The opinion is interesting reading, especially if you're a political junkie. Or, an avid Democrat. Republicans will find it infuriating, but hey, that's the nature of politics.
This passage about urban and rural voters likely will particularly irritate Republican leaders, since they objected mightily to the Congressional map splitting the Portland area among multiple districts. But the panel of judges found this to be a desirable feature.
Turning briefly to issues raised by the amicus curiae, it is evident on the record that the Legislative Assembly considered the importance of drawing districts with both rural and urban elements. FOF ¶¶ 59, 62, 101, 156-60. Indeed, because Oregon has only six congressional districts, “each will necessarily include diverse communities of interest. A plan that includes within one district communities having vastly different concerns does not violate either statutory or constitutional requirements.” Perrin v. Kitzhaber, No 0107-07021, slip op at 6 (Multnomah Cnty Cir Ct, Oct 25, 2001). There is no evidence that rural interests were disrespected.
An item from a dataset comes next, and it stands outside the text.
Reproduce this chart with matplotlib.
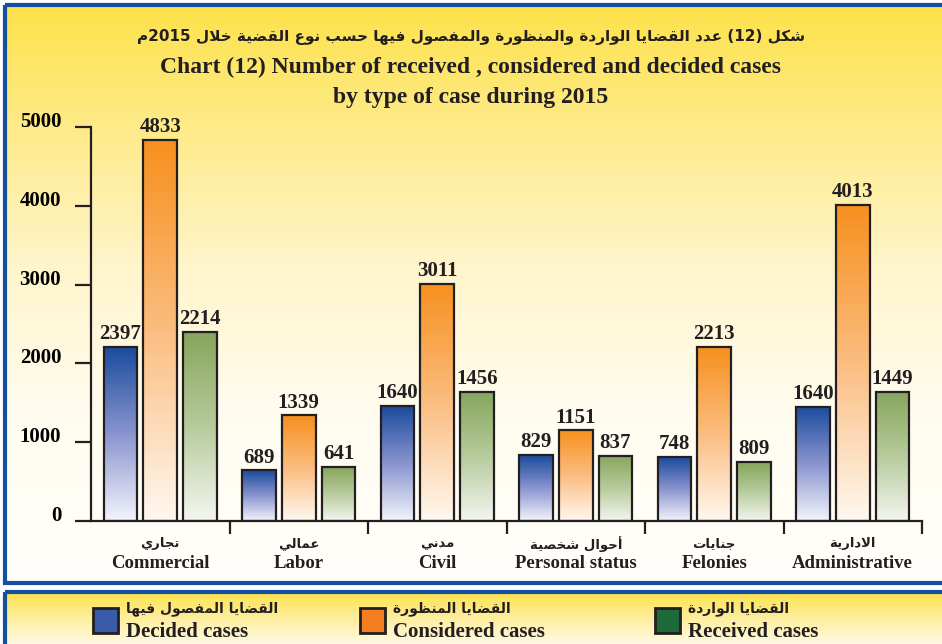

To the contrary, SB 881 amplifies rural voices by including substantial rural and agricultural communities in all six of Oregon’s congressional districts, thus ensuring that each of Oregon’s members of Congress represents rural interests and concerns.
Nonetheless, a Republican state legislator hopes to have the 2022 session of the Oregon legislature advance a proposal for an independent redistricting commission.
In every state under Republican control, the GOP is busily drawing hugely gerrymandered Congressional districts in an attempt to regain control of the House of Representatives. If every state operated under the same independent redistricting rules, then sure, Oregon should be a part of this.
Just don't complain when Oregon Democrats play politics with redistricting in a considerably milder fashion. Bonham's Republican party isn't creeping toward anti-democratic authoritarianism, they're running headlong toward it.
So it's good that Oregon's maps have been upheld legally, even though the Congressional map approval by the special panel of judges can be appealed to the state Supreme Court.
Since the panel voted unanimously against the Republican effort to overturn the map, almost certainly the Supreme Court would go along with this.